Choppy waves and elevated surf forced the San Diego Fire-Department to close the Ocean Beach Pier on Friday.
The popular 2,000-foot pier was expected to remain closed through at least Saturday due to waves that had the potential to reach up to nine feet.
The most powerful waves would hit San Diego County beaches on Saturday morning but the National Weather Service issued a High Surf Advisory through 4 p.m. Sunday.
The agency warned that during that time, swimming conditions would be dangerous and there was a possibility of strong rip currents and erosion and local beaches.

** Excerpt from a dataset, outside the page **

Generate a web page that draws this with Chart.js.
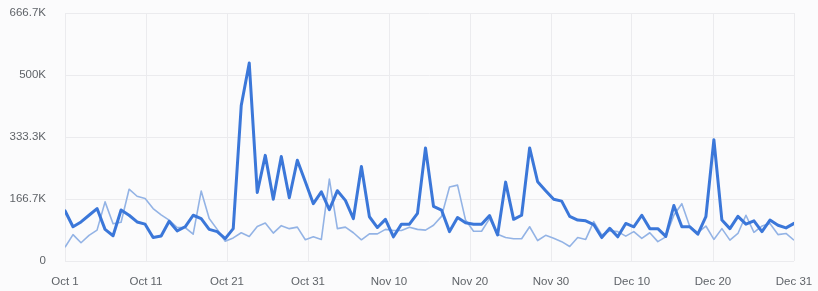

"I got stuck in a current, I couldn't be unhooked from my board and I got thrown into the pier a couple of times," a surfer told NBC 7. "So I decided to give the lifeguards something to do and give them the opportunity to save me."
Lifeguards closed the pier around 9:45 a.m. Friday and they were at the beach giving out warnings to surfers who tried to tackle the big waves.
The Ocean Beach Pier was closed for more than four months this year after a January storm created what is known as King Tide waves that ripped of a portion of the pier's railing.
The city of San Diego replaced thousands of feet of railing and fixed electric, water and sewage lines at a cost of about $309,000.
At more than 1,970 feet, the Ocean Beach pier, which opened in 1966, is the second-longest on the West Coast and the longest concrete pier in the world.